■ Given task
Leave out any picture and return the remaining listing below exactly as given.

■ Data shown
********

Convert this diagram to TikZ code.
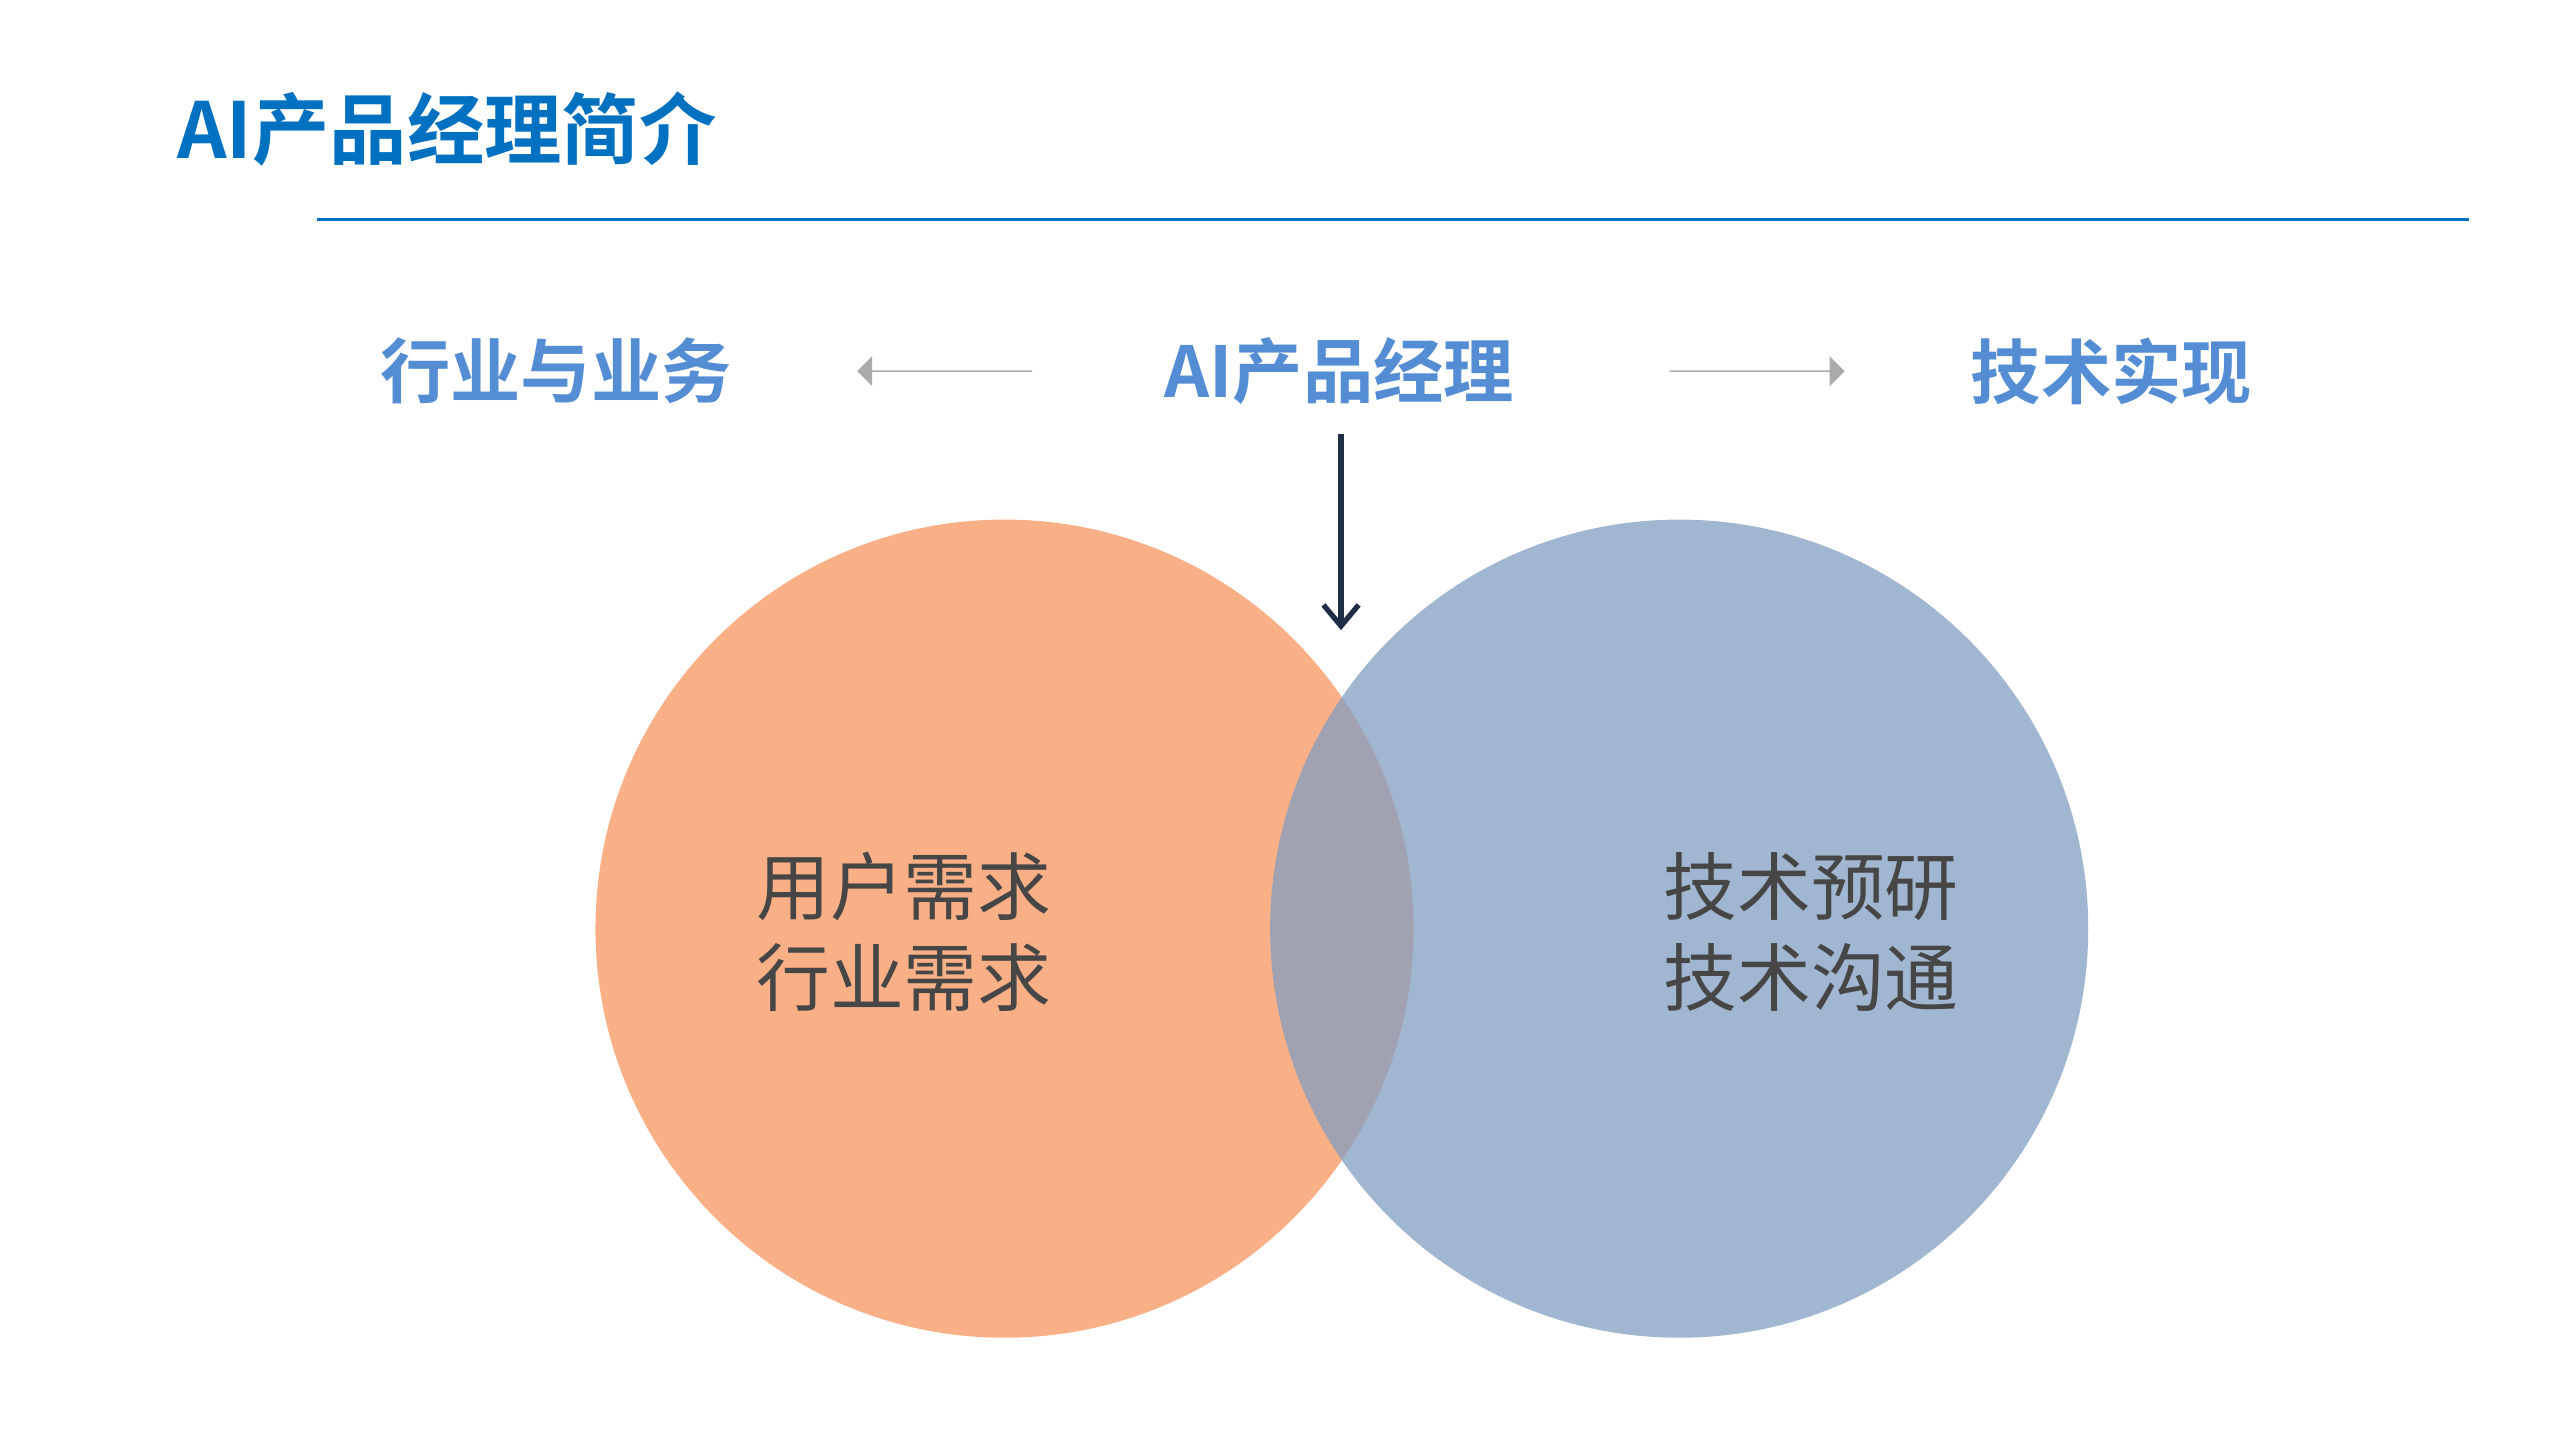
\documentclass[tikz,border=0pt]{standalone}
\usepackage{fontspec}
\setmainfont{Noto Sans CJK SC}
\newfontfamily\cjkbold{Noto Sans CJK SC Bold}
\usetikzlibrary{positioning,arrows.meta,shapes.arrows}
\definecolor{titleblue}{RGB}{0,112,192}
\definecolor{headblue}{RGB}{84,141,212}
\definecolor{orangefill}{RGB}{250,172,128}
\definecolor{bluefill}{RGB}{130,158,192}
\definecolor{textgray}{RGB}{70,70,70}
\definecolor{arrowgray}{RGB}{170,170,170}
\definecolor{navy}{RGB}{31,45,70}

\begin{document}
\begin{tikzpicture}[x=0.0165cm,y=-0.0165cm,
    heading/.style={font=\cjkbold\fontsize{20}{24}\selectfont,text=headblue},
    bigarrow/.style={single arrow,fill=arrowgray,draw=none,minimum height=1.75cm,
      single arrow head extend=0.12cm,minimum width=0.3cm,inner sep=0pt},
    circletext/.style={font=\fontsize{21}{26}\selectfont,text=textgray,align=left}]
  \useasboundingbox (0,0) rectangle (1552,882);
  % circles
  \fill[orangefill,opacity=0.95] (609,563) circle (248);
  \fill[bluefill,opacity=0.75] (1018,563) circle (248);
  % title
  \node[anchor=west,font=\cjkbold\fontsize{22}{26}\selectfont,text=titleblue] (title) at (100,78) {AI产品经理简介};
  \coordinate (rulel) at (192,133);
  \coordinate (ruler) at (1497,133);
  \draw[titleblue,line width=0.8pt] (rulel) -- (ruler);
  % headings
  \node[heading] (biz) at (337,225) {行业与业务};
  \node[heading] (pm) at (812,225) {AI产品经理};
  \node[heading] (tech) at (1280,225) {技术实现};
  \node[bigarrow,shape border rotate=180] (larr) at (573,225) {};
  \node[bigarrow] (rarr) at (1065,225) {};
  \coordinate (down) at (813,382);
  \draw[navy,line width=1.5pt,-{Straight Barb[length=6pt,width=10pt]}] (pm.south -| down) ++(0,10) -- (down);
  % contents
  \node[circletext] (user) at (548,565) {用户需求\\行业需求};
  \node[circletext] (techc) at (1098,565) {技术预研\\技术沟通};
\end{tikzpicture}
\end{document}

********

■ Reply to the exercise
Convert this diagram to TikZ code.
\documentclass[tikz,border=0pt]{standalone}
\usepackage{fontspec}
\setmainfont{Noto Sans CJK SC}
\newfontfamily\cjkbold{Noto Sans CJK SC Bold}
\usetikzlibrary{positioning,arrows.meta,shapes.arrows}
\definecolor{titleblue}{RGB}{0,112,192}
\definecolor{headblue}{RGB}{84,141,212}
\definecolor{orangefill}{RGB}{250,172,128}
\definecolor{bluefill}{RGB}{130,158,192}
\definecolor{textgray}{RGB}{70,70,70}
\definecolor{arrowgray}{RGB}{170,170,170}
\definecolor{navy}{RGB}{31,45,70}

\begin{document}
\begin{tikzpicture}[x=0.0165cm,y=-0.0165cm,
    heading/.style={font=\cjkbold\fontsize{20}{24}\selectfont,text=headblue},
    bigarrow/.style={single arrow,fill=arrowgray,draw=none,minimum height=1.75cm,
      single arrow head extend=0.12cm,minimum width=0.3cm,inner sep=0pt},
    circletext/.style={font=\fontsize{21}{26}\selectfont,text=textgray,align=left}]
  \useasboundingbox (0,0) rectangle (1552,882);
  % circles
  \fill[orangefill,opacity=0.95] (609,563) circle (248);
  \fill[bluefill,opacity=0.75] (1018,563) circle (248);
  % title
  \node[anchor=west,font=\cjkbold\fontsize{22}{26}\selectfont,text=titleblue] (title) at (100,78) {AI产品经理简介};
  \coordinate (rulel) at (192,133);
  \coordinate (ruler) at (1497,133);
  \draw[titleblue,line width=0.8pt] (rulel) -- (ruler);
  % headings
  \node[heading] (biz) at (337,225) {行业与业务};
  \node[heading] (pm) at (812,225) {AI产品经理};
  \node[heading] (tech) at (1280,225) {技术实现};
  \node[bigarrow,shape border rotate=180] (larr) at (573,225) {};
  \node[bigarrow] (rarr) at (1065,225) {};
  \coordinate (down) at (813,382);
  \draw[navy,line width=1.5pt,-{Straight Barb[length=6pt,width=10pt]}] (pm.south -| down) ++(0,10) -- (down);
  % contents
  \node[circletext] (user) at (548,565) {用户需求\\行业需求};
  \node[circletext] (techc) at (1098,565) {技术预研\\技术沟通};
\end{tikzpicture}
\end{document}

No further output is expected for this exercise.